▸ **WORK TO BE COMPLETED**
Copy, character for character, the lines running from the one with "Rebuild this chart" to the one with "ax.spines['bottom'].set_linewidth(1.5)", ends included. Leave out every other line.

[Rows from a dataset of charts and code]
········

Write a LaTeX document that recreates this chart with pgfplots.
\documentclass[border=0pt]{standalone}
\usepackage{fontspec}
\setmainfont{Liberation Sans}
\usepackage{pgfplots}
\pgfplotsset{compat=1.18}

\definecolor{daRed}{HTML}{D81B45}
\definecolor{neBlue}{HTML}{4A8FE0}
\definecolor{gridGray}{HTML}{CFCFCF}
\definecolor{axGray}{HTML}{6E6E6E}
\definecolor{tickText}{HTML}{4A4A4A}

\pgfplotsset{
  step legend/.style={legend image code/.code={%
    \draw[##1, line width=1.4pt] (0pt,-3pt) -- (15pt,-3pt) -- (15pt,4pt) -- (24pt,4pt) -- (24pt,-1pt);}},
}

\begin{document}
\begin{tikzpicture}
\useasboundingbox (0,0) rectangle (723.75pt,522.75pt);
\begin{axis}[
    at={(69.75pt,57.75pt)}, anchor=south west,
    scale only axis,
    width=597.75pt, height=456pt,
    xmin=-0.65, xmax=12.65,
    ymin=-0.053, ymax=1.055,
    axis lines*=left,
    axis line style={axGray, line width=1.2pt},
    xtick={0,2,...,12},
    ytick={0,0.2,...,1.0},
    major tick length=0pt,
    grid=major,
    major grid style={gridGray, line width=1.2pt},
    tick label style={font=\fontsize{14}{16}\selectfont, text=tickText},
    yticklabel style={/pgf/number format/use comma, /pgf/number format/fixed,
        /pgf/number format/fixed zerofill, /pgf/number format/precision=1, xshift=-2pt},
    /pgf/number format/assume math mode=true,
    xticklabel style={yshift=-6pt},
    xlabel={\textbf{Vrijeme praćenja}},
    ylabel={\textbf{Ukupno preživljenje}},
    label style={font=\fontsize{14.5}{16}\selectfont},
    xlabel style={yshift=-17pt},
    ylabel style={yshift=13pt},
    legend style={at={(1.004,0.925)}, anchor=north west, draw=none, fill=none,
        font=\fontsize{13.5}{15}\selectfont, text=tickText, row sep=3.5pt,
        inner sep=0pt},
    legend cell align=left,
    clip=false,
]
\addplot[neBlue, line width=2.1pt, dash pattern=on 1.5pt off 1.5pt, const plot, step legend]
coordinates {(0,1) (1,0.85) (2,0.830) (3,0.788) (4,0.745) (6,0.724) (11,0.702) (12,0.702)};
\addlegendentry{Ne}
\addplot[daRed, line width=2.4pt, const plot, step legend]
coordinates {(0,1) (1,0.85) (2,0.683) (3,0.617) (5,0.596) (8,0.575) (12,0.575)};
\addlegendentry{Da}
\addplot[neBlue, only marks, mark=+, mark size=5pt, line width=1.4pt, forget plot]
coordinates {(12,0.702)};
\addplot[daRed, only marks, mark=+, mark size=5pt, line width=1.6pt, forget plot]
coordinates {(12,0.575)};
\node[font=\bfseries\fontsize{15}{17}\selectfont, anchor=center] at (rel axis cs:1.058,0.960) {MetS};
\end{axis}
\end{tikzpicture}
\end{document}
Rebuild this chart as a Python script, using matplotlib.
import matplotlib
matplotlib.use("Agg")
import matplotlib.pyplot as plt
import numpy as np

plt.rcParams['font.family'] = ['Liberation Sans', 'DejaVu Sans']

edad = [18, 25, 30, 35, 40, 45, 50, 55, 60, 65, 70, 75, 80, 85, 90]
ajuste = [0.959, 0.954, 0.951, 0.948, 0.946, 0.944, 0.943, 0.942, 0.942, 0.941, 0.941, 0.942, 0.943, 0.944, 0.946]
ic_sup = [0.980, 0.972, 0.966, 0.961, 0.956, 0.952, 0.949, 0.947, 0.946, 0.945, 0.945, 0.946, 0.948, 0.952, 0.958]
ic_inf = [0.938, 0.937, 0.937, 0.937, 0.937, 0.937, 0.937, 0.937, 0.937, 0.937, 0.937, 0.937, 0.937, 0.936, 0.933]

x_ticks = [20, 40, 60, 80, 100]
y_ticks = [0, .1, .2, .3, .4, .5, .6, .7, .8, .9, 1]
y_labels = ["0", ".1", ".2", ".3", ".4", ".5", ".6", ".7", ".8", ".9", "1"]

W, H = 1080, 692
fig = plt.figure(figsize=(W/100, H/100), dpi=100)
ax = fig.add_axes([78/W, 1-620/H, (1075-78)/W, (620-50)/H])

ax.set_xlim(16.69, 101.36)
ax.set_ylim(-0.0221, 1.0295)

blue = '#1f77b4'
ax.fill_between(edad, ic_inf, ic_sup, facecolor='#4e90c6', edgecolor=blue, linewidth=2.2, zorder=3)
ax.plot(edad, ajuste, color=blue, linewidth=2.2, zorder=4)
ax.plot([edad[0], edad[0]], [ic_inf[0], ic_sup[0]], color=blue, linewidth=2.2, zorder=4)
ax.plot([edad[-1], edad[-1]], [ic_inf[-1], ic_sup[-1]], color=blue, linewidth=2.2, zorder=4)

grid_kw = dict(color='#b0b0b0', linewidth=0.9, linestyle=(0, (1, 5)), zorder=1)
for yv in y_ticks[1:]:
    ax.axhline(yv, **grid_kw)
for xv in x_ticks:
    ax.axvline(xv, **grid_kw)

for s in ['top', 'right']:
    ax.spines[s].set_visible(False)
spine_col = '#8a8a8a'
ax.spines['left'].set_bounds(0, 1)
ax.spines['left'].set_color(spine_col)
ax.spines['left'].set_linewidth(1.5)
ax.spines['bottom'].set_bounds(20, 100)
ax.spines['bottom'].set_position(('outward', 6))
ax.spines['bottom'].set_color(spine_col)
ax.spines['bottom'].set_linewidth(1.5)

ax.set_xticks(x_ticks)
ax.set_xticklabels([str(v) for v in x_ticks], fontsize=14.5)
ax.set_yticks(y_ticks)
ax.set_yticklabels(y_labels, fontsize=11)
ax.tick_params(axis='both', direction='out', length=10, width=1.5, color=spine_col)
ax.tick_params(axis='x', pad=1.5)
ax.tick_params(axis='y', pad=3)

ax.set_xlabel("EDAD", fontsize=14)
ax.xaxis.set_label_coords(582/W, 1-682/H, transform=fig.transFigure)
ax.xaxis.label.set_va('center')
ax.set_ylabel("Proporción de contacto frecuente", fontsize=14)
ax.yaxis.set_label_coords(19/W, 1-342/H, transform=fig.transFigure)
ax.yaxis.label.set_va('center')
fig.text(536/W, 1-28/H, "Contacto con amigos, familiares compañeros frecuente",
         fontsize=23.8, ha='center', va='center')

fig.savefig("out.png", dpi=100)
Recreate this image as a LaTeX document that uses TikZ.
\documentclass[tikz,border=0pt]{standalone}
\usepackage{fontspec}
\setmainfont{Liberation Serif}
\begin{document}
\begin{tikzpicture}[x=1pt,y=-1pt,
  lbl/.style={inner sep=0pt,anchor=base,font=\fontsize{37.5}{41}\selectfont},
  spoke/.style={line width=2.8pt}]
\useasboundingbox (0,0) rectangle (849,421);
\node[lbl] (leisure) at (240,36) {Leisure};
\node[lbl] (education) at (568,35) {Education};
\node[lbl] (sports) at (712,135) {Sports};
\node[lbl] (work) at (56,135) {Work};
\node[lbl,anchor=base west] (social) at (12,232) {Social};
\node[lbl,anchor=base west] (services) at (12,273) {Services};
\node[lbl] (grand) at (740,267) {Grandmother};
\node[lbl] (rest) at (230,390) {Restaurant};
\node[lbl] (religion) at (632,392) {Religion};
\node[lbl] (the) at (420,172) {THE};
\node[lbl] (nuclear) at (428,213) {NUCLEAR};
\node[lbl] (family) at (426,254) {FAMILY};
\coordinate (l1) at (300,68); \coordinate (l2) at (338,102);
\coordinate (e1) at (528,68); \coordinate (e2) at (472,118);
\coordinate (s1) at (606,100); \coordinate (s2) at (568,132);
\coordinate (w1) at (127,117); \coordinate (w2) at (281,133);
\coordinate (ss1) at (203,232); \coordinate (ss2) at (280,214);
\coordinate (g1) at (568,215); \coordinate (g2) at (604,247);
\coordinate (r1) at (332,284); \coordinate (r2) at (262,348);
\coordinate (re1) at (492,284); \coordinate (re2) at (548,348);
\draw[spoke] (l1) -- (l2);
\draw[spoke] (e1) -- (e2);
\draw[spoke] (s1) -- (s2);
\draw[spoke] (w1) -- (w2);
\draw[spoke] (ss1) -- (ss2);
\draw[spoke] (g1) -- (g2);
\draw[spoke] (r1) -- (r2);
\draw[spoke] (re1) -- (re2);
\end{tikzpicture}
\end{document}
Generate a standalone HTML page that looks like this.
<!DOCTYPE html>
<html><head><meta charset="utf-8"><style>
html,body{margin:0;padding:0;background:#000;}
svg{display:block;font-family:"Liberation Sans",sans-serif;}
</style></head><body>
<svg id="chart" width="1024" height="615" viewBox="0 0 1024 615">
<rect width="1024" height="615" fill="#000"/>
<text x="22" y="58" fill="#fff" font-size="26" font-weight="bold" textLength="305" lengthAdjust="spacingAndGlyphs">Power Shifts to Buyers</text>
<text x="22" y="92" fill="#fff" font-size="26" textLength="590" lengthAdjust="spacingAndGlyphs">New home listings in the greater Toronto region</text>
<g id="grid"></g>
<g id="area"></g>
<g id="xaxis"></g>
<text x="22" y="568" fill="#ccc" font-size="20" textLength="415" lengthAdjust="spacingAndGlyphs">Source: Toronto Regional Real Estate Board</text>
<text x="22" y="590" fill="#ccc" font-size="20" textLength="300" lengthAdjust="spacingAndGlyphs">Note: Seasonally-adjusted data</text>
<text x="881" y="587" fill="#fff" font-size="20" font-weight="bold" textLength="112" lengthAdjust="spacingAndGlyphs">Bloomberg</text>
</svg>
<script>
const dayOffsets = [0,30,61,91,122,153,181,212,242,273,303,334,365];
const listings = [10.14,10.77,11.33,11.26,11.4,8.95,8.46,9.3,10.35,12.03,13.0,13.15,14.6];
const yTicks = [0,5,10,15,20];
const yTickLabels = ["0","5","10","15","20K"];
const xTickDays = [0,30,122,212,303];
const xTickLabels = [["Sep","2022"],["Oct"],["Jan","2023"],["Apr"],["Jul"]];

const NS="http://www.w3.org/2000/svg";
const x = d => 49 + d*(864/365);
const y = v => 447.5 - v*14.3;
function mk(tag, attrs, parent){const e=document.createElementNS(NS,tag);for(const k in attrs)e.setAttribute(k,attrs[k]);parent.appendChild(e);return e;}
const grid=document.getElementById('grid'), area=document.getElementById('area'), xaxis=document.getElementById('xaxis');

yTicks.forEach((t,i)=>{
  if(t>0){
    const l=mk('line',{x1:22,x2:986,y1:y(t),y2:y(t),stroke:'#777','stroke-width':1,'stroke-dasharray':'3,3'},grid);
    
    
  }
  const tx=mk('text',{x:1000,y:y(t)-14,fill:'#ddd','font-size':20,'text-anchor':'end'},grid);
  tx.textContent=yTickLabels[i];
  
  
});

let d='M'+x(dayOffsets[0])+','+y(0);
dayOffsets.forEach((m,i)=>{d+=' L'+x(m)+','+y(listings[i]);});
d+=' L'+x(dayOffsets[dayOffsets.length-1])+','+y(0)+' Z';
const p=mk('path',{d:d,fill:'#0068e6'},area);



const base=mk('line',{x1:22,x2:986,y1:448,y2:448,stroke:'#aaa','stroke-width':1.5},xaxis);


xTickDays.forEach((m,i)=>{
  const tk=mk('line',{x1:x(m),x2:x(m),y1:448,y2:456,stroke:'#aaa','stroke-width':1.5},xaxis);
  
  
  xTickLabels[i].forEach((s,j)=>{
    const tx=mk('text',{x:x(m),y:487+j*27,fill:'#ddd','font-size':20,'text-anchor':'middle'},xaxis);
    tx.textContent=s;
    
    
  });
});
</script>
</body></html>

········

▸ **SOLUTION TO THIS EXERCISE**
Rebuild this chart as a Python script, using matplotlib.
import matplotlib
matplotlib.use("Agg")
import matplotlib.pyplot as plt
import numpy as np

plt.rcParams['font.family'] = ['Liberation Sans', 'DejaVu Sans']

edad = [18, 25, 30, 35, 40, 45, 50, 55, 60, 65, 70, 75, 80, 85, 90]
ajuste = [0.959, 0.954, 0.951, 0.948, 0.946, 0.944, 0.943, 0.942, 0.942, 0.941, 0.941, 0.942, 0.943, 0.944, 0.946]
ic_sup = [0.980, 0.972, 0.966, 0.961, 0.956, 0.952, 0.949, 0.947, 0.946, 0.945, 0.945, 0.946, 0.948, 0.952, 0.958]
ic_inf = [0.938, 0.937, 0.937, 0.937, 0.937, 0.937, 0.937, 0.937, 0.937, 0.937, 0.937, 0.937, 0.937, 0.936, 0.933]

x_ticks = [20, 40, 60, 80, 100]
y_ticks = [0, .1, .2, .3, .4, .5, .6, .7, .8, .9, 1]
y_labels = ["0", ".1", ".2", ".3", ".4", ".5", ".6", ".7", ".8", ".9", "1"]

W, H = 1080, 692
fig = plt.figure(figsize=(W/100, H/100), dpi=100)
ax = fig.add_axes([78/W, 1-620/H, (1075-78)/W, (620-50)/H])

ax.set_xlim(16.69, 101.36)
ax.set_ylim(-0.0221, 1.0295)

blue = '#1f77b4'
ax.fill_between(edad, ic_inf, ic_sup, facecolor='#4e90c6', edgecolor=blue, linewidth=2.2, zorder=3)
ax.plot(edad, ajuste, color=blue, linewidth=2.2, zorder=4)
ax.plot([edad[0], edad[0]], [ic_inf[0], ic_sup[0]], color=blue, linewidth=2.2, zorder=4)
ax.plot([edad[-1], edad[-1]], [ic_inf[-1], ic_sup[-1]], color=blue, linewidth=2.2, zorder=4)

grid_kw = dict(color='#b0b0b0', linewidth=0.9, linestyle=(0, (1, 5)), zorder=1)
for yv in y_ticks[1:]:
    ax.axhline(yv, **grid_kw)
for xv in x_ticks:
    ax.axvline(xv, **grid_kw)

for s in ['top', 'right']:
    ax.spines[s].set_visible(False)
spine_col = '#8a8a8a'
ax.spines['left'].set_bounds(0, 1)
ax.spines['left'].set_color(spine_col)
ax.spines['left'].set_linewidth(1.5)
ax.spines['bottom'].set_bounds(20, 100)
ax.spines['bottom'].set_position(('outward', 6))
ax.spines['bottom'].set_color(spine_col)
ax.spines['bottom'].set_linewidth(1.5)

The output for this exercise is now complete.